…There was a very young girl who liked a very young boy. She’d punch him and shoved him into trees and was so sure he’d know she meant love. But the boy cried, running to the first grade teacher, pointed at the girl, “telling” on her. The girl’s face fell in sadness. She was so sure he knew! And then there was detention. This made the girl very angry, and she vowed to never love the boy again, rather to kick his butt just a little harder next time.
As I was growing up, I wanted more than anything to be impervious to emotional pain. I believe most of us strive for this in vain. Because when it comes to relationships, pain is part of the warning label. WARNING: YOU MAY DEVELOP A BROKEN HEART.
As a constant analyzer of human emotional reactions, throughout the years I have examined my closest friends’ relationships, and have been occasionally envious of them. I watched how they showed the most complicated and controversial emotion, love.
First, there was Emm and Jay. The two expressed their love for each other so publicly and so unashamedly it was sickening! And after a year of nearly spending 24/7 with each other, they still seemed stuck in the “honeymoon” phase. In fact, they said the “love you” words to one another within the first week of dating, so who is to say “love at first sight” doesn’t exist.
Then there was Rach and Tony, a tug-o-war sort of relationship. One always being more needy than the other, and when things seemed to be finally leveling out, suddenly the tide would shift and the other person would do all the needing. Always in love, but always unbalanced, grasping at something too far for them to reach.
In my recent couple encounters, I had met a very unique girl and boy called Stunt Gee and Stunt Bee…for they are stunt performers. The two spent nearly every day together for about two years. They were very private with their affections for one another and acted very practical. During one of my conversations with Stunt Gee, she mentioned how she has never said “I love you” to Stunt Bee and believes very strongly that it shouldn’t be thrown out so easily as most people tend to do. She explained to me her viewpoint on the “love emotion” and felt that it should only be said when you mean it. MEANING you will NEVER take it back. Her opinion on love leaned more on the “forever” aspect of things.

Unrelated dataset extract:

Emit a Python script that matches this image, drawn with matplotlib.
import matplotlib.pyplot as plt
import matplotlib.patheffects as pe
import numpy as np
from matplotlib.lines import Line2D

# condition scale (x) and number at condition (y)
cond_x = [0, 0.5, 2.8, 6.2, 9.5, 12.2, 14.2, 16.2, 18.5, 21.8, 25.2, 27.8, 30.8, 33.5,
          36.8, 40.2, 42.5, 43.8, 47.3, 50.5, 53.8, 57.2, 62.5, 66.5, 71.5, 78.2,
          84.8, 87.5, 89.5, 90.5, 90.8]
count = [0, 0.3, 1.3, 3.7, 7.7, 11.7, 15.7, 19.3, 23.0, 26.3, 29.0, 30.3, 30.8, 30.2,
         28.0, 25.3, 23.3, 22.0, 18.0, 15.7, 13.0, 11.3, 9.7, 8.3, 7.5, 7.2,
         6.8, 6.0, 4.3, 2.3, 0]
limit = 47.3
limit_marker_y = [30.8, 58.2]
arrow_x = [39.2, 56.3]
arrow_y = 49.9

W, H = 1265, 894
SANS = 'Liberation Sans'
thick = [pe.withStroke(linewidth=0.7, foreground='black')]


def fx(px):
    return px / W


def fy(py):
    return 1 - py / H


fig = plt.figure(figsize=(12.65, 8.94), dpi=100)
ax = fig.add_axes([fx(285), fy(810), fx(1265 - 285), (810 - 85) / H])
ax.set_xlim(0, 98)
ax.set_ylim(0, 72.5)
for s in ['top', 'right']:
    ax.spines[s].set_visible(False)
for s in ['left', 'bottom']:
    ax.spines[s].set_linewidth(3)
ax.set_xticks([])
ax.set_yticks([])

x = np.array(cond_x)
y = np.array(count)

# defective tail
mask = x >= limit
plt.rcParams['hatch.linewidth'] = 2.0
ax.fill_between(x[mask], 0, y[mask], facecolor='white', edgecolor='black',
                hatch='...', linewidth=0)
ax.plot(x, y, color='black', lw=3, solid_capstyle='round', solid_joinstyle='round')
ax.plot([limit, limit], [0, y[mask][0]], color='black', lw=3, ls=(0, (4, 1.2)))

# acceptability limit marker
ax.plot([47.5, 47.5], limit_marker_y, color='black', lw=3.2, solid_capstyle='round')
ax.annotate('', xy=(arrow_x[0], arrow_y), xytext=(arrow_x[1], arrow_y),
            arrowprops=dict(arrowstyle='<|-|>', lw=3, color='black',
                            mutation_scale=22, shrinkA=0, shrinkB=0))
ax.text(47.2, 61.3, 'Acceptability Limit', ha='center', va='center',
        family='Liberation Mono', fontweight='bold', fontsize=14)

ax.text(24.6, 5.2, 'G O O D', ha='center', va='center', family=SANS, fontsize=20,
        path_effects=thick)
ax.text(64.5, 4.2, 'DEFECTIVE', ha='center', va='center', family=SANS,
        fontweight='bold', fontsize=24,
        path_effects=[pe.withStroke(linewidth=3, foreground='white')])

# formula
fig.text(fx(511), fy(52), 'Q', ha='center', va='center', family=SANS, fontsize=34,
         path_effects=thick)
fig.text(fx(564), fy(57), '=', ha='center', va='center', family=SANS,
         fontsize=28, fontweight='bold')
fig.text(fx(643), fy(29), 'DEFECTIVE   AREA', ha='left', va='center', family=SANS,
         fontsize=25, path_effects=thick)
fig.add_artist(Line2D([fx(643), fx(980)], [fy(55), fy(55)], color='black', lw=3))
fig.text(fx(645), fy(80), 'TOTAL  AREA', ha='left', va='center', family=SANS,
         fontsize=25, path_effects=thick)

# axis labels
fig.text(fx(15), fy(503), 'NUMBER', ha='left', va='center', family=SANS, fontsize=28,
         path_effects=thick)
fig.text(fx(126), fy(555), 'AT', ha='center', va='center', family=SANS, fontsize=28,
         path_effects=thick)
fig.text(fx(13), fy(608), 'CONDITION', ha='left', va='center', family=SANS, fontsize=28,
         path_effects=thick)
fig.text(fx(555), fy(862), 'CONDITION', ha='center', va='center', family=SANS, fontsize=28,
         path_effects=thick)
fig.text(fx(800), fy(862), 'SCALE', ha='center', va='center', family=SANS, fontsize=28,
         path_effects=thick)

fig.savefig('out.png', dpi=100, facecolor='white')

I said to her, “Sometimes it feels I’ll never get there.”
She said, “That’s called a broken heart.”
Which leads to me and my new adventures on exploring relationships again. After surviving a fabulously destructive unrequited love relationship, my emotions on love automatically went into full lockdown. This was all subconscious of course, because I honestly didn’t notice myself locking up. That is, until I met the Terminator. I noticed that with such a nice guy, I felt absolutely nothing and wasn’t doing it on purpose. It took a long conversation with my dad, who apparently went through the same lockdown when he was my age, to help me warm up. So I pushed myself into trying love again, allowing it to happen naturally. It was like getting back in the water after nearly drowning to death. I’d been analyzing my every move and emotional response in an attempt to figure myself out, to see if I even knew what being in love felt like. And when I finally decided that I got it, I collected enough courage to whisper it to the Terminator, who, in turn, remained…silent.
So now, after being jealous of my girlfriends’ relationships, how they were all so quick and eager to profess their love and have it returned, after surviving a horrible relationship where the boy never really loved back, then being surrounded by a couple that didn’t believe in saying “I love you,” I find myself not wanting to be involved in the whole mess.
But there’s no getting away from it, not when you decide to get involved with someone else. So I must learn to love happily without being loved in return. Though it sucks! I’d rather take the detention…but not this time. Time to grow up just a little more.